Speaking of getting to the combine, both McDuffie and Gordon — as well as former UW tight end Cade Otton and offensive lineman Luke Wattenberg — are attending the annual NFL Scouting Combine in Indianapolis this week (though an ankle injury will prevent Otton from competing). McDuffie and Gordon are scheduled to complete media sessions and interviews on Saturday and drills on Sunday.

And according to FOX Sports draft analyst Rob Rang — who has assigned both UW DBs more modest grades, with McDuffie going in the late-first-to-mid-second round and Gordon in the second or early third — they’ll have to impress in the pre-draft process to buck the second-round trend.

“I’m very curious to see how Trent McDuffie works out,” Rang said Monday. “Unfortunately, we’ve seen so many high-profile defensive backs here in recent years that did not work out quite as well as expected (like Rapp’s 4.76-second 40-yard dash, or Murphy’s 4.55), and then they wound up falling on draft day.

“I don’t believe that Trent McDuffie has great size or elite athleticism. I just think he’s a terrific football player. So I would love to see him go in the first round and think he is a future NFL starter. But at the same time, because I don’t expect to see him work out exceptionally well — and I do expect to see some other cornerbacks work out very, very well — I would be surprised to see McDuffie drafted that high.”

While McDuffie’s athleticism and measurables may be suspect, the same can’t be said of Gordon — the 6-foot, 200-pounder from Everett.
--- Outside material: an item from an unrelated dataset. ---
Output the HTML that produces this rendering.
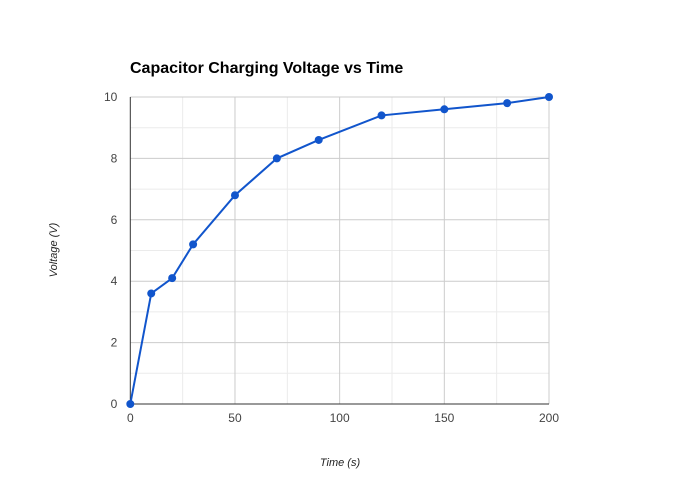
<!DOCTYPE html>
<html><head><meta charset="utf-8">
<style>
body{margin:0;background:#fff;}
svg{display:block;font-family:"Liberation Sans",Arial,sans-serif;}
</style></head>
<body>
<svg id="chart" width="680" height="500">
<rect width="680" height="500" fill="#fff"/>
<text x="130" y="73" font-size="16" font-weight="bold" fill="#000">Capacitor Charging Voltage vs Time</text>
<g id="grid"></g>
<g id="axes"></g>
<g id="series"></g>
<text x="340" y="466" font-size="11" font-style="italic" text-anchor="middle" fill="#222">Time (s)</text>
<text transform="translate(57,250) rotate(-90)" font-size="11" font-style="italic" text-anchor="middle" fill="#222">Voltage (V)</text>
</svg>
<script>
const times = [0, 10, 20, 30, 50, 70, 90, 120, 150, 180, 200];
const voltages = [0, 3.6, 4.1, 5.2, 6.8, 8.0, 8.6, 9.4, 9.6, 9.8, 10];
const xTicks = [0, 50, 100, 150, 200];
const yTicks = [0, 2, 4, 6, 8, 10];

const NS = "http://www.w3.org/2000/svg";
const X0 = 130.3, X1 = 549, Y0 = 404, Y1 = 97;
const xMax = 200, yMax = 10;
function sx(v){ return X0 + (v / xMax) * (X1 - X0); }
function sy(v){ return Y0 - (v / yMax) * (Y0 - Y1); }
function mk(tag, attrs, parent){
  const e = document.createElementNS(NS, tag);
  for (const k in attrs) e.setAttribute(k, attrs[k]);
  parent.appendChild(e);
  return e;
}
const grid = document.getElementById('grid');
const axes = document.getElementById('axes');
const series = document.getElementById('series');

// minor gridlines
for (let v = 25; v < xMax; v += 50) {
  const l = mk('line', {x1: sx(v), x2: sx(v), y1: Y1, y2: Y0, stroke: '#ebebeb', 'stroke-width': 1}, grid);
  
  
}
for (let v = 1; v < yMax; v += 2) {
  const l = mk('line', {x1: X0, x2: X1, y1: sy(v), y2: sy(v), stroke: '#ebebeb', 'stroke-width': 1}, grid);
  
  
}
// major gridlines and labels
xTicks.forEach(t => {
  if (t > 0) {
    const l = mk('line', {x1: sx(t), x2: sx(t), y1: Y1, y2: Y0, stroke: '#cccccc', 'stroke-width': 1}, grid);
    
    
  }
  const tx = mk('text', {x: sx(t), y: Y0 + 18, 'font-size': 12, 'text-anchor': 'middle', fill: '#444'}, axes);
  tx.textContent = t;
  
  
});
yTicks.forEach(t => {
  if (t > 0) {
    const l = mk('line', {x1: X0, x2: X1, y1: sy(t), y2: sy(t), stroke: '#cccccc', 'stroke-width': 1}, grid);
    
    
  }
  const tx = mk('text', {x: X0 - 13, y: sy(t) + 4, 'font-size': 12, 'text-anchor': 'end', fill: '#444'}, axes);
  tx.textContent = t;
  
  
});
const ya = mk('line', {x1: X0, x2: X0, y1: Y1, y2: Y0, stroke: '#333', 'stroke-width': 1}, axes);


const xa = mk('line', {x1: X0, x2: X1, y1: Y0, y2: Y0, stroke: '#333', 'stroke-width': 1}, axes);



// line
const pts = times.map((t, i) => sx(t) + ',' + sy(voltages[i])).join(' ');
const pl = mk('polyline', {points: pts, fill: 'none', stroke: '#1155cc', 'stroke-width': 2}, series);


times.forEach((t, i) => {
  const c = mk('circle', {cx: sx(t), cy: sy(voltages[i]), r: 4, fill: '#1155cc'}, series);
  
  
});
</script>
</body></html>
ESPN draft analyst Matt Miller tweeted last week: “Don’t be surprised when Kyler Gordon is the overall ‘winner’ of the Combine. Pound-for-pound I think he’s the most athletic overall player in the ‘22 Draft.”

Most athletic? Maybe.

But to go in the first round, teams will also have to fall in love with Gordon’s tape.

“I think Kyler Gordon does have the higher ceiling as well as a lower floor (than McDuffie),” Rang said. “To me, he’s a lot more of a boom-or-bust kind of a prospect. I love the athletic ability. He looks like a Greek god. He should test off the charts. But he is not as reliable of an open-field tackler, in my opinion. He has not been as sticky in coverage, in terms of consistency, over his career.
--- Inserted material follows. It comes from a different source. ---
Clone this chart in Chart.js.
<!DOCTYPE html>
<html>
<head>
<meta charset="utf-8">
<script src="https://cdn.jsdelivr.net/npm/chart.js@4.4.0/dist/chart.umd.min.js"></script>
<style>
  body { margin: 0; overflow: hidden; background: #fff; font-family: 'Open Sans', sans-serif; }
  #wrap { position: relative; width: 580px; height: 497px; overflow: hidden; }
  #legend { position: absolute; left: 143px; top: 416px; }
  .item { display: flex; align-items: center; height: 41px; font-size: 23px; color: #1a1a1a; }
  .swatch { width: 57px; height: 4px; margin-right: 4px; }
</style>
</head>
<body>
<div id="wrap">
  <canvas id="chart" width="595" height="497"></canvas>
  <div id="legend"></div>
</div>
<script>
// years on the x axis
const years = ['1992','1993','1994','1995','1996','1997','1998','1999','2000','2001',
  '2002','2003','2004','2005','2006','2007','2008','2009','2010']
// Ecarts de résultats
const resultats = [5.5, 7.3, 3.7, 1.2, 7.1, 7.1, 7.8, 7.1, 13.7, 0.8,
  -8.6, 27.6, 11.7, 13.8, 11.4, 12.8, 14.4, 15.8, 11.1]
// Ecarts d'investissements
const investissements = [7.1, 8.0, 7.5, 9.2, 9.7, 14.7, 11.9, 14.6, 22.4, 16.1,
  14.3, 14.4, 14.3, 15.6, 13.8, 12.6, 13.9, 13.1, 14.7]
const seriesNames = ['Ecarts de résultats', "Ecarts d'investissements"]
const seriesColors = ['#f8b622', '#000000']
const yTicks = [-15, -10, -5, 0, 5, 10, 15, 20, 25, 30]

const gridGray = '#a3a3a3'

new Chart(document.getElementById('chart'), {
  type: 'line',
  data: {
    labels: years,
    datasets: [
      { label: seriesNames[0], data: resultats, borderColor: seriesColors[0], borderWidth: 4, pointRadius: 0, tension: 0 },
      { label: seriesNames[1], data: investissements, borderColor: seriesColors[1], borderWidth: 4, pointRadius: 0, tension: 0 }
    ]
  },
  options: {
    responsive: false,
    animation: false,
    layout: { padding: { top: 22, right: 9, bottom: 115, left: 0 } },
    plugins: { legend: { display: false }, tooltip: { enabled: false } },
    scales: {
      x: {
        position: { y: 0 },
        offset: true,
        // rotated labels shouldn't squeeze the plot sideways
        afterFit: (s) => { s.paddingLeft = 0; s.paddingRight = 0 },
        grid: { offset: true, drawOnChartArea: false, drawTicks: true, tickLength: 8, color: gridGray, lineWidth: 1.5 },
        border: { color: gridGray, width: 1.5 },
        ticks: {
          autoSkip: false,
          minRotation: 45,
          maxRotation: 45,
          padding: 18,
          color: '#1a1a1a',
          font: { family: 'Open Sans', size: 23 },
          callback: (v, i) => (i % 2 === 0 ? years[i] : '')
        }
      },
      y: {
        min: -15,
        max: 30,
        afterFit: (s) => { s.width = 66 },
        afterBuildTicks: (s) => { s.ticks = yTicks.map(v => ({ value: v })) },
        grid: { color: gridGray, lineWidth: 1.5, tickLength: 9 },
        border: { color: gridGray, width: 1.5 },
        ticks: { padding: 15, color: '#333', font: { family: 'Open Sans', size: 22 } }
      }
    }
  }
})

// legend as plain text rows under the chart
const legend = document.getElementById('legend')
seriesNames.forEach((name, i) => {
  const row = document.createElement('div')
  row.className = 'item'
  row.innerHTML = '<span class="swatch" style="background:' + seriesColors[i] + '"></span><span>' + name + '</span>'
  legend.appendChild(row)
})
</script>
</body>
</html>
“With McDuffie, I see one of the most instinctive, well rounded defensive backs in this year’s draft class. I think this is one of the greatest defensive back classes we’ve seen in a long, long time.”

The same sentiment doesn’t apply to the tight end position, though Otton’s season-ending ankle injury might hamper his stock. In five fruitful seasons in Seattle, the 6-6, 250-pounder compiled 91 catches, 1,026 receiving yards and nine touchdowns — earning All-Pac-12 first team honors in 2020.

But will a lack of explosiveness ultimately limit the Tumwater tight end’s ceiling?

“I think he has a chance to go in the third round, but third-to-fifth round (is a realistic range),” Rang said. “I see another guy who’s not an elite athlete, in my opinion. He’s just a really good football player. He kind of reminds me in some ways of Will Dissly, in that he’s got some of the softest hands of any tight end or pass-catcher in this draft class.

“He’s not as big or physical at the point of attack as Dissly. And like Dissly, I don’t expect him to run particularly well. With so many tight ends in this era being those seam threats, I don’t know that he is going to wow people with his athletic traits as much as he’s really going to impress people with his interview process and how well he catches the ball.”

Like Otton, Wattenberg enters the draft as a proven performer — having started the final 48 games of his Husky career. And like Otton, Wattenberg can’t be considered an athletic anomaly.

He may not need to be to make it.

“He practiced really well at the East-West Shrine Bowl,” Rang said. “He performed well there in terms of the practices, and I know he interviewed really well. People were excited about how he did there.

“This is a solid center class. It’s got a lot of guys that I expect to go in the middle to late rounds that I think are possible future NFL guys. With his versatility, I think he’s right in that mix. So I think he’s got a pretty good chance at being drafted, and if he’s not drafted outright he certainly will be a high-profile free agent prospect. He’s someone I have some confidence in. I believe he can buck the odds and be a guy who can have an NFL career.”